De hoop dat industriële sponsors de kar van het Techniek Museum wel zouden trekken, is volgens het bestuur van de nieuwe Stichting Techniek Museum Delft ijdel geweest.
Wil het wat worden met het museum dan moet ,,eerst een extra inspanning van de TU Delft worden verwacht”, schrijft de stichting in haar strategie, die er voorlopig op gericht is een museum zonder substantiële subsidies op het droge te houden.
Het STMD-bestuur schetst helder de overweging. Behalve promotionele redenen heeft de TU altijd een andere klinkende reden gehad om door te gaan met het Techniek Museum: geld.
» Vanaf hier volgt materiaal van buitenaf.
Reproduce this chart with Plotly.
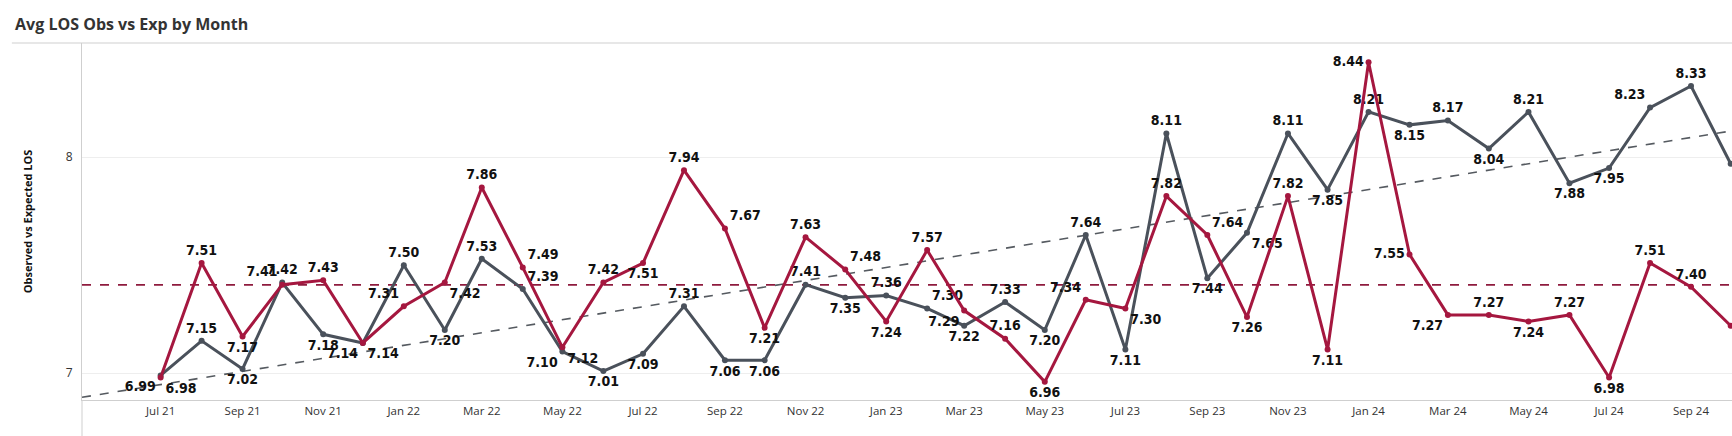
import numpy as np
import pandas as pd
import plotly.graph_objects as go

# ---- data ----
months = pd.date_range("2021-07-01", "2024-10-01", freq="MS")
expected = [6.99, 7.15, 7.02, 7.42, 7.18, 7.14, 7.50, 7.20, 7.53, 7.39,
            7.10, 7.01, 7.09, 7.31, 7.06, 7.06, 7.41, 7.35, 7.36, 7.30,
            7.22, 7.33, 7.20, 7.64, 7.11, 8.11, 7.44, 7.65, 8.11, 7.85,
            8.21, 8.15, 8.17, 8.04, 8.21, 7.88, 7.95, 8.23, 8.33, 7.97]
observed = [6.98, 7.51, 7.17, 7.41, 7.43, 7.14, 7.31, 7.42, 7.86, 7.49,
            7.12, 7.42, 7.51, 7.94, 7.67, 7.21, 7.63, 7.48, 7.24, 7.57,
            7.29, 7.16, 6.96, 7.34, 7.30, 7.82, 7.64, 7.26, 7.82, 7.11,
            8.44, 7.55, 7.27, 7.27, 7.24, 7.27, 6.98, 7.51, 7.40, 7.22]

exp_pos = ["bottom left", "top center", "bottom center", "top center", "bottom center",
           "bottom left", "top center", "bottom center", "top center", "top right",
           "bottom left", "bottom center", "bottom center", "top center", "bottom center",
           "bottom center", "top center", "bottom center", "top center", "top right",
           "bottom center", "top center", "bottom center", "top center", "bottom center",
           "top center", "bottom center", "bottom right", "top center", "bottom center",
           "top center", "bottom center", "top center", "bottom center", "top center",
           "bottom center", "bottom center", "top left", "top center", "middle right"]
obs_pos = ["bottom right", "top center", "bottom center", "top left", "top center",
           "bottom right", "top left", "bottom right", "top center", "top right",
           "bottom right", "top center", "bottom center", "top center", "top right",
           "bottom center", "top center", "top right", "bottom center", "top center",
           "bottom left", "top center", "bottom center", "top left", "bottom right",
           "top center", "top right", "bottom center", "top center", "bottom center",
           "middle left", "middle left", "bottom left", "top center", "bottom center",
           "top center", "bottom center", "top center", "top center", "middle right"]

RED = "#A5173F"
RED_AVG = "#8E1B3E"
GREY = "#4A515B"
GREY_TREND = "#555A60"

x_range = [pd.Timestamp("2021-05-02 12:00"), pd.Timestamp("2024-10-02")]
y_range = [6.876, 8.529]

# trend line for expected (least squares on time)
t = (months - months[0]).days.values.astype(float)
slope, intercept = np.polyfit(t, np.array(expected), 1)
t_ends = np.array([(d - months[0]).days + (d - months[0]).seconds / 86400 for d in x_range])
trend_y = slope * t_ends + intercept
obs_avg = float(np.mean(observed))

label_font = dict(family="Liberation Sans Narrow, DejaVu Sans Condensed, Roboto Condensed, sans-serif",
                  size=14, color="#111111", weight="bold")

fig = go.Figure()

fig.add_trace(go.Scatter(x=x_range, y=[obs_avg, obs_avg], mode="lines",
                         line=dict(color=RED_AVG, width=1.6, dash="dash"),
                         hoverinfo="skip", showlegend=False))
fig.add_trace(go.Scatter(x=x_range, y=trend_y, mode="lines",
                         line=dict(color=GREY_TREND, width=1.6, dash="dash"),
                         hoverinfo="skip", showlegend=False))

fig.add_trace(go.Scatter(x=months, y=expected, mode="lines+markers+text",
                         line=dict(color=GREY, width=3),
                         marker=dict(color=GREY, size=6),
                         text=[f"{v:.2f}" for v in expected],
                         textposition=exp_pos, textfont=label_font,
                         cliponaxis=False, showlegend=False, name="Expected"))
fig.add_trace(go.Scatter(x=months, y=observed, mode="lines+markers+text",
                         line=dict(color=RED, width=3),
                         marker=dict(color=RED, size=6),
                         text=[f"{v:.2f}" for v in observed],
                         textposition=obs_pos, textfont=label_font,
                         cliponaxis=False, showlegend=False, name="Observed"))

fig.update_layout(
    width=1732, height=436,
    margin=dict(l=82, r=0, t=43, b=36),
    paper_bgcolor="white", plot_bgcolor="white",
    title=dict(text="<b>Avg LOS Obs vs Exp by Month</b>", x=0.0087, xanchor="left",
               y=0.945, yanchor="middle",
               font=dict(family="Open Sans, Noto Sans, sans-serif", size=16, color="#333333")),
    xaxis=dict(type="date", range=x_range, tick0="2021-07-01", dtick="M2",
               tickformat="%b %y", showgrid=False, zeroline=False,
               showline=True, linecolor="#cfcfcf", linewidth=1,
               ticks="", ticklen=0,
               tickfont=dict(family="Open Sans, Noto Sans, sans-serif", size=11.5, color="#333333")),
    yaxis=dict(range=y_range, tickvals=[7, 8], ticktext=["7", "8"],
               showgrid=True, gridcolor="#eeeeee", gridwidth=1, zeroline=False,
               showline=True, linecolor="#cfcfcf", linewidth=1,
               ticks="", ticklabelstandoff=6,
               tickfont=dict(family="Open Sans, Noto Sans, sans-serif", size=12, color="#333333"),
               title=dict(text="<b>Observed vs Expected LOS</b>", standoff=30,
                          font=dict(family="Open Sans, Noto Sans, sans-serif", size=11, color="#111111"))),
    font=dict(family="Open Sans, Noto Sans, sans-serif"),
)

# title separator line and axis-line extension (frame elements, paper coords)
fig.add_shape(type="line", xref="paper", yref="paper", x0=-0.0425, x1=1.0, y0=1.0, y1=1.0,
              line=dict(color="#cfcfcf", width=1), layer="above")
fig.add_shape(type="line", xref="paper", yref="paper", x0=0, x1=0, y0=-0.101, y1=0,
              line=dict(color="#cfcfcf", width=1), layer="above")

fig.write_html("out.html", config={"displayModeBar": False},
               post_script="document.body.style.margin='0';document.body.style.overflow='hidden';")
De universiteit investeerde tenslotte al 3,5 miljoen gulden in het museum aan de Ezelsveldlaan en heeft van de oude ‘configuratie’ nog 1,9 miljoen gulden tegoed. Daarnaast hebben gemeente zowel als TU garanties gegeven en zijn verwachtingen gewekt bij personeel en derden.
Van nieuwe financiële injecties heeft de universiteit tot dusver nog geen melding gemaakt. De ‘extra inspanningen’ levert de universiteit voorlopig in mankracht en in natura. Fase één van het reddingsplan komt dan ook voornamelijk neer op roeien met de riemen en creatief zijn. ,,De TU moet haar technische know how en vernuft willen tonen aan het publiek”, aldus het STMD-bestuur, dat alle faculteiten, alsof het een call for papers betreft, oproept aan het museum mee te werken en exposities te organiseren. De boodschap is duidelijk: de handen moeten uit de mouwen, maar dan wel ‘bugettair neutraal’.
Transformatie
Als de universiteit zich eenmaal heeft ingespannen om het grote publiek te trekken ,,met aantrekkelijke vergezichten op technologie en techniek”, kunnen in een volgende fase joint-ventures met de industrie en het bedrijfsleven worden gesloten teneinde met nieuwe exposities nog meer publiek te trekken.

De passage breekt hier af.